Researchers of the Department of Ethology, Eötvös Loránd University aimed to solve the mystery of the dogs' howling. It is the first study whose findings support the hypothesis that domestication and selective breeding by humans fundamentally changed the vocal repertoire and both the perception and production of howling in dogs. This insight brings us closer to understanding the history and impact of the relationship between humans and domestic dogs.
In this research, they tested 68 purebred family dogs by playing back recordings of wolf howls and observing their reactions in a behavioural laboratory.
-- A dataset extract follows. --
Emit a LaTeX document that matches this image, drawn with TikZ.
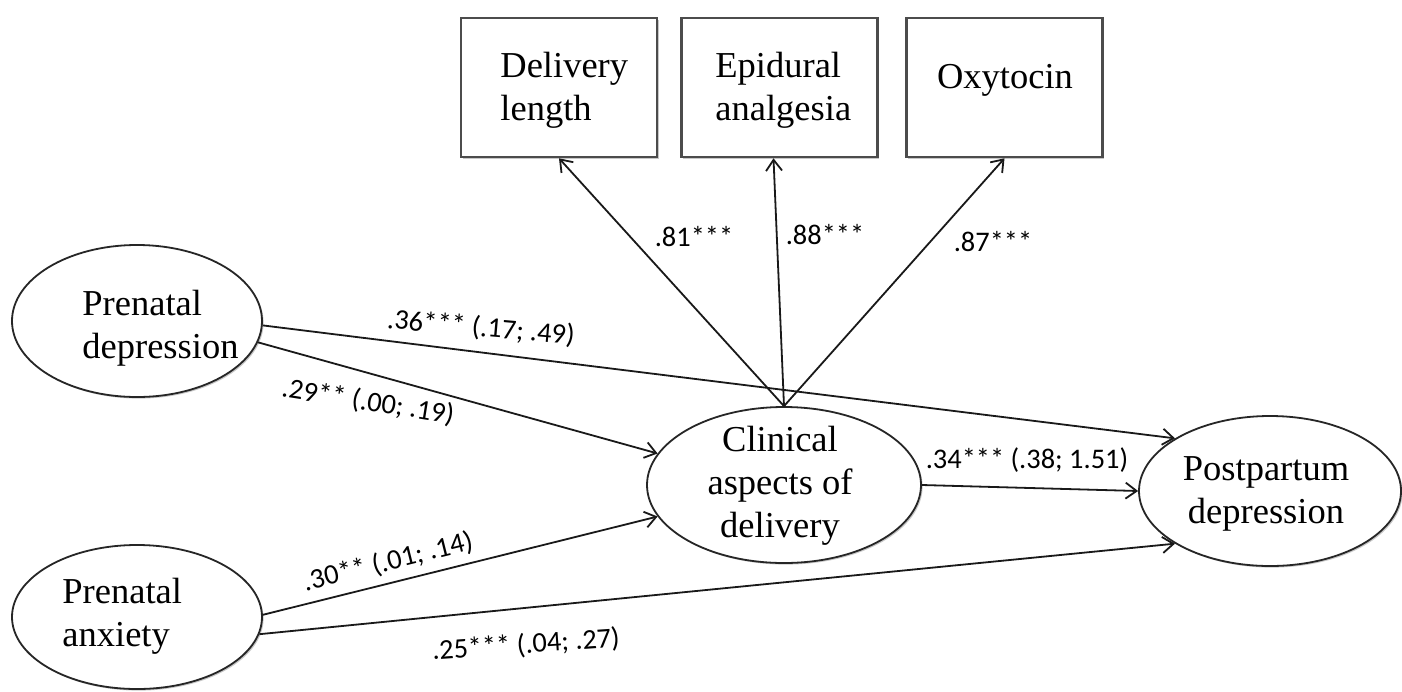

"According to our results, breeds which are genetically more similar to wolves (“ancient breeds”), are more prone to reply with their own howls to wolf howl playbacks. On the other hand, breeds more distantly related to wolves (“modern breeds”) typically reacted with barking instead of howls. It seems that although howling is present in most breeds’ repertoire, it lost its functionality due to the changed social environment, thus, modern breeds do not use it in adequate situations” - explains Fanni Lehoczki, the first author of the study.